Si elle reste raisonnable, la consommation de viandes rouges et de fromages ne vous condamne pas à la crise cardiaque.
Contrairement à une croyance fermement ancrée, les graisses dites «saturées» n’ont sans doute que peu d’effets délétères sur notre cœur. Mais alors, d’où vient leur mauvaise réputation? Au préalable, quelques éléments d’explication. Ces graisses sont constituées de molécules particulières, des acides gras dont tous les atomes de carbone sont totalement saturés en hydrogène. Si nous pouvons trouver ces molécules dans les produits laitiers, la viande ou certaines huiles végétales, notre corps est également capable de fabriquer celles dont il a besoin.

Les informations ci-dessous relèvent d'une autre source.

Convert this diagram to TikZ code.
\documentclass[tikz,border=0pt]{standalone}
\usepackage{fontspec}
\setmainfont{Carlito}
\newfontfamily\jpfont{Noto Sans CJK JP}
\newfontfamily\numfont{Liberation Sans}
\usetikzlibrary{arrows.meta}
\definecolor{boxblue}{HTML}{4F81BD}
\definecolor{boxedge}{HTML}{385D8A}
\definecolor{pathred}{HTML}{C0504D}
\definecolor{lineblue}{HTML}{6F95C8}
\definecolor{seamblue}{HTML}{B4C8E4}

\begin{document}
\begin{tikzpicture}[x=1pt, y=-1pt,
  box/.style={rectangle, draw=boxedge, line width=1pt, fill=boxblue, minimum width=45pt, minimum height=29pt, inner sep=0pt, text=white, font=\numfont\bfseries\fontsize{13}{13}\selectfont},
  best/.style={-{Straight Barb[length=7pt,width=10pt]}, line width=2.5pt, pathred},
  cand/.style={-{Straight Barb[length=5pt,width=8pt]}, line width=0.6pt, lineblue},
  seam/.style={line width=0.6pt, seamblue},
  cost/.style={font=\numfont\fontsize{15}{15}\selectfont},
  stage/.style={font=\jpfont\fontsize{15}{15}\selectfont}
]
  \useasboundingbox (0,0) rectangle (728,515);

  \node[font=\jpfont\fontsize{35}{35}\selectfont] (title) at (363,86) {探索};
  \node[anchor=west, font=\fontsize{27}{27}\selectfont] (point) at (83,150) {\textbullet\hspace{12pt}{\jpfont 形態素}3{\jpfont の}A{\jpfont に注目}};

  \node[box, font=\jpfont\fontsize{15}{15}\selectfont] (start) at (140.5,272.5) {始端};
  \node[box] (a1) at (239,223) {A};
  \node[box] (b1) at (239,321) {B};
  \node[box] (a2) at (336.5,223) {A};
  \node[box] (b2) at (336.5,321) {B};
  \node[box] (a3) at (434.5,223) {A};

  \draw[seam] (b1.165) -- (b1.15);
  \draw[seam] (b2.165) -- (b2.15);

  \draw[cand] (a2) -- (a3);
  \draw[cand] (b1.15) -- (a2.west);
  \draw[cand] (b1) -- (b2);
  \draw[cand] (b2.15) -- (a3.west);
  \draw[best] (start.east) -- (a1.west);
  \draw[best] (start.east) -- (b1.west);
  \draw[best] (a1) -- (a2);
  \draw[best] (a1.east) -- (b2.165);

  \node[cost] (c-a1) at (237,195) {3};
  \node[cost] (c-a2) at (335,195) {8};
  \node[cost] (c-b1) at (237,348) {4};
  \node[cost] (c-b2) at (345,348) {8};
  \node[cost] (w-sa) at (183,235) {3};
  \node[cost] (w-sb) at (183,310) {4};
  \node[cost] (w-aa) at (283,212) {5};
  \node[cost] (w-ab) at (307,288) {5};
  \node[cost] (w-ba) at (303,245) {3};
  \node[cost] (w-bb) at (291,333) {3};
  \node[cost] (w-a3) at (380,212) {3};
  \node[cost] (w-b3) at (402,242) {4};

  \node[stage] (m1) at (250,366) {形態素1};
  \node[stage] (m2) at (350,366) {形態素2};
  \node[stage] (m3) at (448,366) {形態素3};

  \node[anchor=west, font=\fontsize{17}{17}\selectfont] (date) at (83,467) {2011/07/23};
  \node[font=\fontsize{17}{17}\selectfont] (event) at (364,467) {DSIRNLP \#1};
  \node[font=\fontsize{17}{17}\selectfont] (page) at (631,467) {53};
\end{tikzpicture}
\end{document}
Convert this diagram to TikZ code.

Ce n’est pas le cas d’autres acides gras, dits «insaturés», et plus précisément polyinsaturés, que nous ne pouvons produire et qui doivent donc être apportés par l’alimentation (c’est le cas des célèbres oméga-3 et oméga-6). De là, est venue l’idée reçue: si les graisses saturées des aliments ne sont pas indispensables, elles ne nous sont pas utiles. Et même, elles sont dangereuses pour notre santé, comme l’affirmait dans les années 1960 une étude américaine mettant en rapport la consommation de graisses saturées avec les taux de cholestérol ou les maladies cardiaques.
Graisses saturées, graisses diabolisées!
Sur quoi se fonde cette affirmation? L’analyse a été menée dans sept pays choisis pour refléter différentes habitudes alimentaires: la Finlande, les États-Unis, les Pays-Bas, l’Italie, la Yougoslavie, la Grèce et le Japon. Globalement, on trouve bien un lien. Mais, quand on étudie individuellement chaque pays, la corrélation disparaît! En particulier, quand on examine le cas de la France, pourtant championne en matière de consommation d’acides gras saturés. Voilà qui explique en partie les réticences d’éminents spécialistes face à la diabolisation des graisses saturées.
Dès 2010, en épluchant une vingtaine d’études concernant environ 350000 patients, une équipe américaine a démonté le mythe: d’un point de vue statistique, consommer des graisses saturées ne serait en rien lié à un risque plus grand de maladies cardiovasculaires. D’autres scientifiques ont enfoncé le clou. Comme ces chercheurs de Cambridge et de Harvard, qui, après avoir passé au crible 72 études portant sur environ 600000 personnes, concluent que nous nous trompons de cible en tenant les graisses saturées pour responsables des problèmes de nos artères.
Gare aux insaturées!
Certes, ils constatent bien quelque 2 % de risque en plus pour le cœur chez les gros consommateurs de graisses saturées. Mais ce n’est pas grand-chose comparé au risque induit par les «acides gras trans», ces graisses insaturées que l’on trouve dans les margarines, les viennoiseries et toutes sortes de plats préparés: avec elles, la menace de problèmes cardiaques grimperait de 16 %.
Autre élément à prendre en compte si l’on veut protéger son cœur: d’après une autre analyse américaine publiée cette année, remplacer les graisses saturées par des sucres est une mauvaise idée: cela ferait diminuer le taux de bon cholestérol et augmenter celui du mauvais, d’où des risques accrus de problèmes pour notre cœur et nos vaisseaux. Quant aux polyinsaturés, notamment les oméga-3 et oméga-6 dont on vante les mérites, les substituer aux acides gras saturés ne serait pas non plus conseillé. Car si l’on augmente les seconds et pas les premiers, alors le taux de bon cholestérol chute…
Au final, il n’est évidemment pas question d’encourager une consommation excessive de graisses saturées. Mais de l’avis d’une majorité de scientifiques, tout est une question d’équilibre: bien que notre corps soit capable de les synthétiser, cela ne signifie pas pour autant qu’il est inutile d’en consommer. Les éliminer de nos assiettes paraît même risqué!